With the start of May arriving Thursday, so will chatter about selling in May and going away. Although that old adage has proven efficacious more often than not, it does not mean investors have dump all of their equity positions in favor of cash and bonds.
Investors looking to stay in equity game during the May through October time frame, the weakest six-month period for stocks, can do so with this year’s top-performing sector: Utilities. Utilities, the second-smallest sector weight in the S&P 500, have gone from being the worst performer in the benchmark index last to far and away this year’s best. [Utilities ETFs Shine in Rocky Market]
Including dividends paid, the Utilities Select Sector SPDR (NYSEArca: XLU) is 16.3% this year, more than double the returns of the Energy Select Sector SPDR (NYSEArca: XLE), the second-best of the nine sector SPDRs, and more than the triple the returns of the Health Care Select Sector SPDR (NYSEArca: XLV), the number three SPDR. [Utilities ETFs Assert Leadership]
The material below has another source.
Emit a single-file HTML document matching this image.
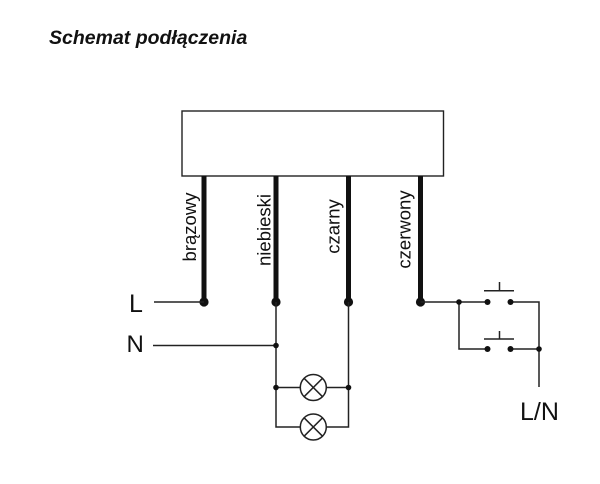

David Kotok, chief investment officer at Cumberland Advisors, told Trang Ho of Investor’s Business Daily that he is overweight utilities names because of the sector’s reputation for being less volatile and offering strong yields. Kotok also noted utilities stocks are underowned.
XLU has a dividend yield of almost 3.6%. The iShares U.S. Utilities ETF (NYSEArca: IDU), which yields, 3.1%, has a beta of just 0.38% and three-year standard deviation of 10.7%, according to iShares data.